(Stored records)
· · · ·
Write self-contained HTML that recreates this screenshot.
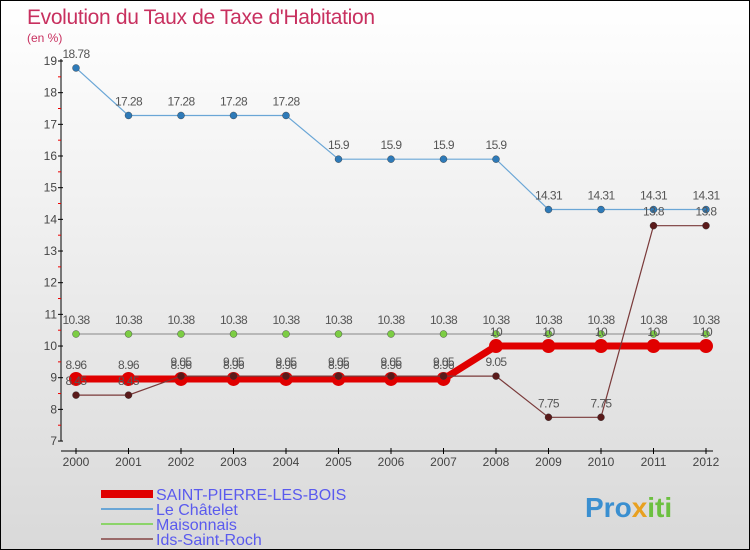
<!DOCTYPE html>
<html><head><meta charset="utf-8"><style>
body{margin:0}
#c{width:748px;height:548px;border:1px solid #000;background:linear-gradient(#fff,#d9d9d9);position:relative;font-family:"Liberation Sans",sans-serif}
</style></head><body>
<div id="c">
<svg width="748" height="548" id="s" style="position:absolute;left:0;top:0">
<text x="26" y="23" font-size="21" fill="#c8305f" textLength="348">Evolution du Taux de Taxe d'Habitation</text>
<text x="26" y="41" font-size="12" fill="#c8305f">(en %)</text>
<g id="g"></g>
<text x="584" y="516" font-size="28" font-weight="bold" fill="#3a8fd0">Pro<tspan fill="#e8a020">x</tspan><tspan fill="#6cc040">iti</tspan></text>
</svg>
</div>
<script>
const years=[2000,2001,2002,2003,2004,2005,2006,2007,2008,2009,2010,2011,2012];
const yTicks=[7,8,9,10,11,12,13,14,15,16,17,18,19];
const saint=[8.96,8.96,8.96,8.96,8.96,8.96,8.96,8.96,10,10,10,10,10];
const chatelet=[18.78,17.28,17.28,17.28,17.28,15.9,15.9,15.9,15.9,14.31,14.31,14.31,14.31];
const maison=[10.38,10.38,10.38,10.38,10.38,10.38,10.38,10.38,10.38,10.38,10.38,10.38,10.38];
const ids=[8.45,8.45,9.05,9.05,9.05,9.05,9.05,9.05,9.05,7.75,7.75,13.8,13.8];
const names=["SAINT-PIERRE-LES-BOIS","Le Châtelet","Maisonnais","Ids-Saint-Roch"];
const NS="http://www.w3.org/2000/svg",g=document.getElementById('g');
const X=i=>75+i*52.5, Y=v=>60+(19-v)*31.67;
function el(t,a){const e=document.createElementNS(NS,t);for(const k in a)e.setAttribute(k,a[k]);g.appendChild(e);return e;}
let e=el('line',{x1:60,y1:58,x2:60,y2:440,stroke:'#000'});


e=el('line',{x1:60,y1:450,x2:712,y2:450,stroke:'#000'});


yTicks.forEach(v=>{
 let t=el('line',{x1:57,y1:Y(v),x2:62,y2:Y(v),stroke:'#000'});
 
 
 if(v<19){let m=el('line',{x1:57,y1:Y(v+0.5),x2:60,y2:Y(v+0.5),stroke:'#e00'});
 
 }
 let l=el('text',{x:56,y:Y(v)+4,'font-size':12,fill:'#444','text-anchor':'end'});l.textContent=v;
 
 
});
years.forEach((yr,i)=>{
 let t=el('line',{x1:X(i),y1:447,x2:X(i),y2:453,stroke:'#000'});
 
 
 let l=el('text',{x:X(i),y:465,'font-size':12,fill:'#444','text-anchor':'middle'});l.textContent=yr;
 
 
});
const series=[[chatelet,'#6aa6d6','#2e7ab8',1.2,3.5,'chatelet'],[maison,'#9c9c9c','#7ccd44',1.2,3.5,'maisonnais'],[saint,'#e00000','#e00000',7,7,'saint-pierre'],[ids,'#7a3a3a','#5a1a1a',1.2,3.5,'ids-saint-roch']];
series.forEach(([d,lc,pc,w,r,n])=>{
 let p=el('polyline',{points:d.map((v,i)=>X(i)+','+Y(v)).join(' '),fill:'none',stroke:lc,'stroke-width':w});
 
 
 d.forEach((v,i)=>{
  let c=el('circle',{cx:X(i),cy:Y(v),r:r,fill:pc,stroke:n=='saint-pierre'?'none':'#333','stroke-width':0.4});
  
  
  let t=el('text',{x:X(i),y:Y(v)-10,'font-size':12,fill:'#555','text-anchor':'middle','letter-spacing':'-0.6'});t.textContent=String(v);
  
  
 });
});
const lcol=['#e00000','#6aa6d6','#8cd46a','#9a6a6a'],lw=[8,2,2,2];
names.forEach((nm,k)=>{
 const y=493+k*15;
 let l=el('line',{x1:100,y1:y,x2:152,y2:y,stroke:lcol[k],'stroke-width':lw[k]});
 
 
 let t=el('text',{x:155,y:y+6,'font-size':16,fill:'#5a5aee'});t.textContent=nm;
 
 
});
</script>
</body></html>
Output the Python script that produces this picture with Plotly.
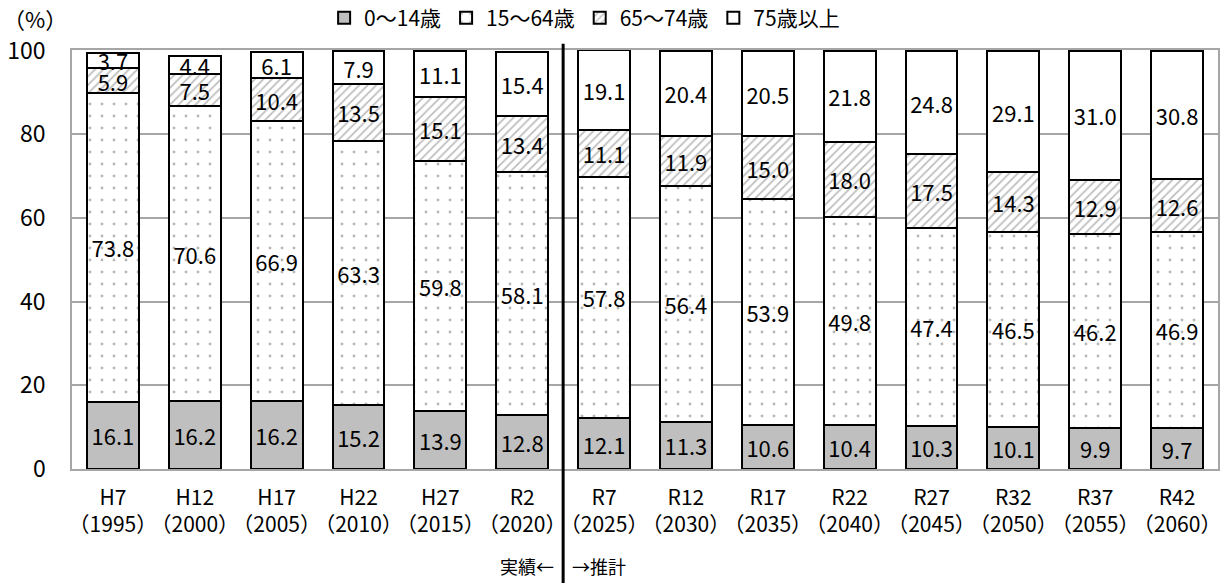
import plotly.graph_objects as go

periods = ["H7", "H12", "H17", "H22", "H27", "R2", "R7", "R12", "R17", "R22", "R27", "R32", "R37", "R42"]
years = ["1995", "2000", "2005", "2010", "2015", "2020", "2025", "2030", "2035", "2040", "2045", "2050", "2055", "2060"]

age0_14 = [16.1, 16.2, 16.2, 15.2, 13.9, 12.8, 12.1, 11.3, 10.6, 10.4, 10.3, 10.1, 9.9, 9.7]
age15_64 = [73.8, 70.6, 66.9, 63.3, 59.8, 58.1, 57.8, 56.4, 53.9, 49.8, 47.4, 46.5, 46.2, 46.9]
age65_74 = [5.9, 7.5, 10.4, 13.5, 15.1, 13.4, 11.1, 11.9, 15.0, 18.0, 17.5, 14.3, 12.9, 12.6]
age75 = [3.7, 4.4, 6.1, 7.9, 11.1, 15.4, 19.1, 20.4, 20.5, 21.8, 24.8, 29.1, 31.0, 30.8]

series_names = ["0～14歳", "15～64歳", "65～74歳", "75歳以上"]

FONT = "Noto Sans CJK JP"
cats = [f"{p}<br>（{y}）" for p, y in zip(periods, years)]

fig = go.Figure()

styles = [
    dict(color="#bfbfbf"),
    dict(color="white", pattern=dict(shape=".", fgcolor="#6e6e6e", bgcolor="white", size=12, solidity=0.045)),
    dict(color="white", pattern=dict(shape="/", fgcolor="#7a7a7a", bgcolor="white", size=6, solidity=0.28)),
    dict(color="white"),
]

for name, vals, st in zip(series_names, [age0_14, age15_64, age65_74, age75], styles):
    fig.add_trace(go.Bar(
        name=name, x=cats, y=vals,
        marker=dict(line=dict(color="black", width=2), **st),
        text=[f"{v:.1f}" for v in vals],
        textposition="inside", insidetextanchor="middle",
        constraintext="none", textangle=0,
        textfont=dict(family=FONT, size=22, color="black"),
        cliponaxis=False,
    ))

fig.add_shape(type="line", xref="x", yref="paper", x0=5.5, x1=5.5, y0=-0.28, y1=1.015,
              line=dict(color="black", width=3))

fig.add_annotation(xref="x", yref="paper", x=5.5, y=-0.232, text="実績←", showarrow=False,
                   xanchor="right", yanchor="middle", xshift=-7, font=dict(family=FONT, size=18, color="black"))
fig.add_annotation(xref="x", yref="paper", x=5.5, y=-0.232, text="→推計", showarrow=False,
                   xanchor="left", yanchor="middle", xshift=7, font=dict(family=FONT, size=18, color="black"))
fig.add_annotation(xref="paper", yref="paper", x=-0.062, y=1.076, text="（%）", showarrow=False,
                   xanchor="left", yanchor="middle", font=dict(family=FONT, size=22, color="black"))

fig.update_layout(
    width=1227, height=583,
    margin=dict(l=72, r=9, t=50, b=114, autoexpand=False),
    barmode="stack", bargap=0.366,
    plot_bgcolor="white", paper_bgcolor="white",
    font=dict(family=FONT, size=22, color="black"),
    showlegend=True,
    legend=dict(orientation="h", x=0.22, xanchor="left", y=1.076, yanchor="middle",
                traceorder="normal", font=dict(family=FONT, size=21), bgcolor="rgba(0,0,0,0)",
                itemwidth=30),
)
fig.update_xaxes(showline=True, linecolor="#a6a6a6", linewidth=1.5, mirror=True,
                 ticks="", tickangle=0, tickfont=dict(family=FONT, size=21), ticklabelstandoff=9)
fig.update_yaxes(range=[0, 100.15], tickvals=[0, 20, 40, 60, 80, 100], showgrid=True,
                 gridcolor="#a6a6a6", gridwidth=1.5,
                 showline=True, linecolor="#a6a6a6", linewidth=1.5, mirror=True, zeroline=False,
                 ticks="", tickfont=dict(family=FONT, size=23), ticklabelstandoff=20)

fig.write_html("out.html")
· · · ·
Go up to the line with "Output the Python" and retype exactly from there through the line with "29.1, 31.0, 30.8]". Leave out pictures.

(ANSWER TO THE EXERCISE)
Output the Python script that produces this picture with Plotly.
import plotly.graph_objects as go

periods = ["H7", "H12", "H17", "H22", "H27", "R2", "R7", "R12", "R17", "R22", "R27", "R32", "R37", "R42"]
years = ["1995", "2000", "2005", "2010", "2015", "2020", "2025", "2030", "2035", "2040", "2045", "2050", "2055", "2060"]

age0_14 = [16.1, 16.2, 16.2, 15.2, 13.9, 12.8, 12.1, 11.3, 10.6, 10.4, 10.3, 10.1, 9.9, 9.7]
age15_64 = [73.8, 70.6, 66.9, 63.3, 59.8, 58.1, 57.8, 56.4, 53.9, 49.8, 47.4, 46.5, 46.2, 46.9]
age65_74 = [5.9, 7.5, 10.4, 13.5, 15.1, 13.4, 11.1, 11.9, 15.0, 18.0, 17.5, 14.3, 12.9, 12.6]
age75 = [3.7, 4.4, 6.1, 7.9, 11.1, 15.4, 19.1, 20.4, 20.5, 21.8, 24.8, 29.1, 31.0, 30.8]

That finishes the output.